Aim of the task: Using the material below, print a verbatim copy of every line from the one containing "Output the Python" through the one containing "import plotly.graph_objects as go", inclusive, and omit the pictures.

Data for this exercise:

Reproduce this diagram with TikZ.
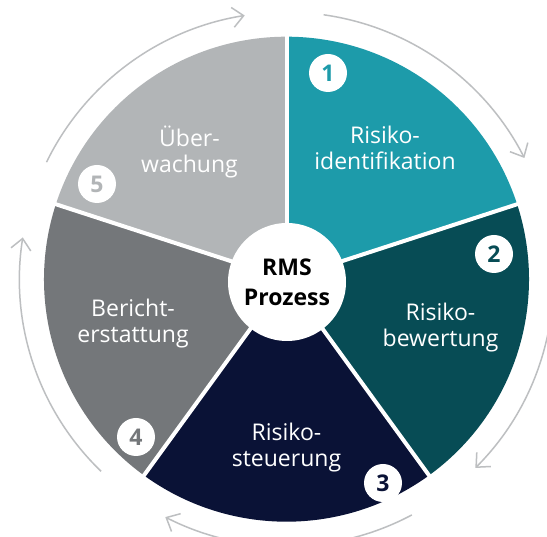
\documentclass[tikz,border=0pt]{standalone}
\usepackage{fontspec}
\setmainfont{Open Sans}
\usetikzlibrary{arrows.meta,calc}
\definecolor{cTeal}{HTML}{1D9BAA}
\definecolor{cDTeal}{HTML}{074C55}
\definecolor{cNavy}{HTML}{0A1236}
\definecolor{cDGray}{HTML}{74777A}
\definecolor{cLGray}{HTML}{B2B5B7}
\definecolor{cArrow}{HTML}{BDBFC1}
\tikzset{
  lbl/.style={text=white, align=center, anchor=base, inner sep=0pt,
    font=\fontsize{23}{26}\selectfont},
  numc/.style={circle, fill=white, minimum size=38pt, inner sep=0pt,
    font=\fontsize{23}{23}\selectfont\bfseries},
  cyc/.style={draw=cArrow, line width=1.5pt,
    -{Straight Barb[length=11pt,width=20pt,line width=1.5pt]}},
  divider/.style={draw=white, line width=4pt}
}
\begin{document}
\begin{tikzpicture}[x=1pt,y=1pt]
\clip (0,0) rectangle (547,537);
\fill[white] (0,0) rectangle (547,537);
\coordinate (C) at (286.5,257.8);
\def\R{242.5}
\def\RA{267}
% sectors
\fill[cTeal]  (C) -- ([shift={(18:\R)}]C)  arc[start angle=18,  end angle=90,  radius=\R] -- cycle;
\fill[cDTeal] (C) -- ([shift={(-54:\R)}]C) arc[start angle=-54, end angle=18,  radius=\R] -- cycle;
\fill[cNavy]  (C) -- ([shift={(-126:\R)}]C) arc[start angle=-126, end angle=-54, radius=\R] -- cycle;
\fill[cDGray] (C) -- ([shift={(162:\R)}]C) arc[start angle=162, end angle=234, radius=\R] -- cycle;
\fill[cLGray] (C) -- ([shift={(90:\R)}]C)  arc[start angle=90,  end angle=162, radius=\R] -- cycle;
% dividers
\foreach \a in {90,18,-54,-126,162}
  \draw[divider] (C) -- ([shift={(\a:\R+5)}]C);
% centre
\node[circle, fill=white, minimum size=118pt, inner sep=0pt, align=center,
  font=\fontsize{23}{30}\selectfont\bfseries] (ctr) at (287,255) {RMS\\Prozess};
% cycle arrows
\draw[cyc] ([shift={(154:\RA)}]C) arc[start angle=154, end angle=99, radius=\RA];
\draw[cyc] ([shift={(82:\RA)}]C) arc[start angle=82, end angle=27, radius=\RA];
\draw[cyc] ([shift={(10:\RA)}]C) arc[start angle=10, end angle=-45, radius=\RA];
\draw[cyc] ([shift={(-62:\RA)}]C) arc[start angle=-62, end angle=-117, radius=\RA];
\draw[cyc] ([shift={(-134:\RA)}]C) arc[start angle=-134, end angle=-189, radius=\RA];
% labels (anchor base = baseline of last line)
\node[lbl] (l1) at (385,{537-169.5}) {Risiko-\\identifikation};
\node[lbl] (l2) at (440.5,{537-347}) {Risiko-\\bewertung};
\node[lbl] (l3) at (286.5,{537-466.5}) {Risiko-\\steuerung};
\node[lbl] (l4) at (133,{537-342.5}) {Bericht-\\erstattung};
\node[lbl] (l5) at (189.5,{537-173}) {Über-\\wachung};
% numbers
\node[numc, text=cTeal]  (n1) at (328,{537-73})  {1};
\node[numc, text=cDTeal] (n2) at (494,{537-254}) {2};
\node[numc, text=cNavy]  (n3) at (383,{537-483}) {3};
\node[numc, text=cDGray] (n4) at (136,{537-437}) {4};
\node[numc, text=cLGray] (n5) at (97,{537-184})  {5};
\end{tikzpicture}
\end{document}
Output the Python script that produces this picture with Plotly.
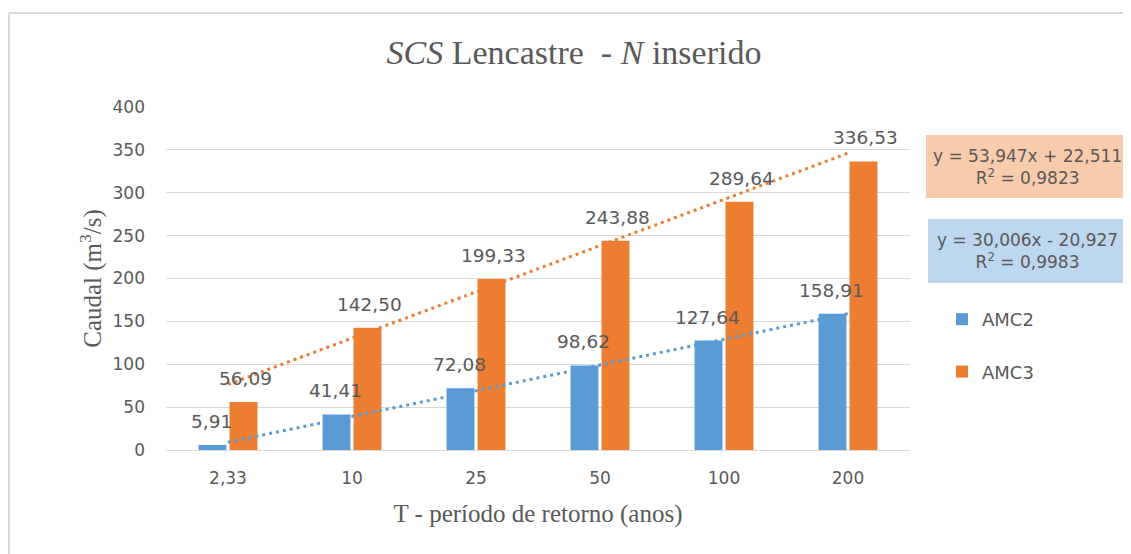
import numpy as np
import plotly.graph_objects as go

# ---- data ----
categories = ["2,33", "10", "25", "50", "100", "200"]
amc2 = [5.91, 41.41, 72.08, 98.62, 127.64, 158.91]
amc3 = [56.09, 142.50, 199.33, 243.88, 289.64, 336.53]
series_names = ["AMC2", "AMC3"]
eq_amc3 = ["y = 53,947x + 22,511", "R² = 0,9823"]
eq_amc2 = ["y = 30,006x - 20,927", "R² = 0,9983"]
y_ticks = [0, 50, 100, 150, 200, 250, 300, 350, 400]

# ---- style ----
OFF = 8  # page body margin
W, H = 1131 - OFF, 554 - OFF
L, R, T, B = 158, 221, 99, 104
PW, PH = W - L - R, H - T - B
BLUE, ORANGE = "#5B9BD5", "#ED7D31"
TXT = "#595959"
SANS = "DejaVu Sans"
SERIF = "Liberation Serif"


def px_x(px):  # screen px -> paper
    return (px - OFF - L) / PW


def px_y(py):
    return (H - B - (py - OFF)) / PH


fig = go.Figure()
for name, vals, col, grp in [(series_names[0], amc2, BLUE, "g1"), (series_names[1], amc3, ORANGE, "g2")]:
    fig.add_trace(go.Bar(x=categories, y=vals, name=name, marker_color=col,
                         marker_line_width=0, legendgroup=grp))

# linear trendlines (fit on category index 1..6)
xi = np.arange(1, len(categories) + 1)
for vals, col in [(amc2, BLUE), (amc3, ORANGE)]:
    k, c = np.polyfit(xi, vals, 1)
    fig.add_trace(go.Scatter(x=categories, y=k * xi + c, mode="lines", showlegend=False,
                             line=dict(color=col, width=3, dash="3px,4px"), hoverinfo="skip"))

annotations = []
# data labels
for vals, shift in [(amc2, -17), (amc3, 17)]:
    for i, v in enumerate(vals):
        annotations.append(dict(x=i, y=v, xref="x", yref="y", text=f"{v:.2f}".replace(".", ","),
                                showarrow=False, xshift=shift, yshift=11, yanchor="bottom",
                                font=dict(family=SANS, size=18.5, color=TXT)))

shapes = []
# equation boxes
for eq, col, (x0, x1, y0, y1) in [(eq_amc3, "#F8CBAD", (926, 1133, 135, 198)),
                                   (eq_amc2, "#BDD7EE", (928, 1123, 219, 283))]:
    shapes.append(dict(type="rect", xref="paper", yref="paper", x0=px_x(x0), x1=px_x(x1),
                       y0=px_y(y1), y1=px_y(y0), fillcolor=col, line_width=0, layer="below"))
    annotations.append(dict(xref="paper", yref="paper", x=px_x(1027), y=px_y((y0 + y1) / 2),
                            xanchor="center", yanchor="middle", align="center",
                            text="<br>".join(eq).replace("R²", "R<sup>2</sup>"), showarrow=False,
                            font=dict(family=SANS, size=17, color=TXT)))

# outer chart border (left and top)
shapes.append(dict(type="line", xref="paper", yref="paper", x0=px_x(9), x1=px_x(9),
                   y0=px_y(13), y1=px_y(560), line=dict(color="#D9D9D9", width=2)))
shapes.append(dict(type="line", xref="paper", yref="paper", x0=px_x(9), x1=px_x(1140),
                   y0=px_y(13), y1=px_y(13), line=dict(color="#D9D9D9", width=2)))

fig.update_layout(
    width=W, height=H,
    margin=dict(l=L, r=R, t=T, b=B, pad=0),
    paper_bgcolor="white", plot_bgcolor="white",
    separators=",.",
    barmode="group", bargap=0.5, bargroupgap=0.1,
    title=dict(text="<i>SCS</i> Lencastre\u00a0 - <i>N</i> inserido", xref="container",
               x=(574 - OFF) / W, xanchor="center", yref="container", y=1 - (52 - OFF) / H,
               yanchor="middle", font=dict(family=SERIF, size=34, color=TXT)),
    xaxis=dict(type="category", range=[-0.5, len(categories) - 0.5], showgrid=False,
               showline=False, ticks="", ticklabelstandoff=16,
               tickfont=dict(family=SANS, size=17, color=TXT),
               title=dict(text="T - período de retorno (anos)", standoff=17,
                          font=dict(family=SERIF, size=25, color=TXT))),
    yaxis=dict(range=[0, 400], tickvals=y_ticks, showgrid=True, gridcolor="#D9D9D9", gridwidth=1,
               zeroline=True, zerolinecolor="#D9D9D9", zerolinewidth=1, showline=False, ticks="",
               ticklabelstandoff=20, tickfont=dict(family=SANS, size=17, color=TXT),
               title=dict(text="Caudal (m<sup>3</sup>/s)", standoff=3,
                          font=dict(family=SERIF, size=25, color=TXT))),
    legend=dict(x=px_x(942), xanchor="left", y=px_y(301), yanchor="top", traceorder="grouped",
                tracegroupgap=26, font=dict(family=SANS, size=18, color=TXT),
                bgcolor="rgba(0,0,0,0)"),
    annotations=annotations,
    shapes=shapes,
)

fig.write_html("out.html")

Solution:
Output the Python script that produces this picture with Plotly.
import numpy as np
import plotly.graph_objects as go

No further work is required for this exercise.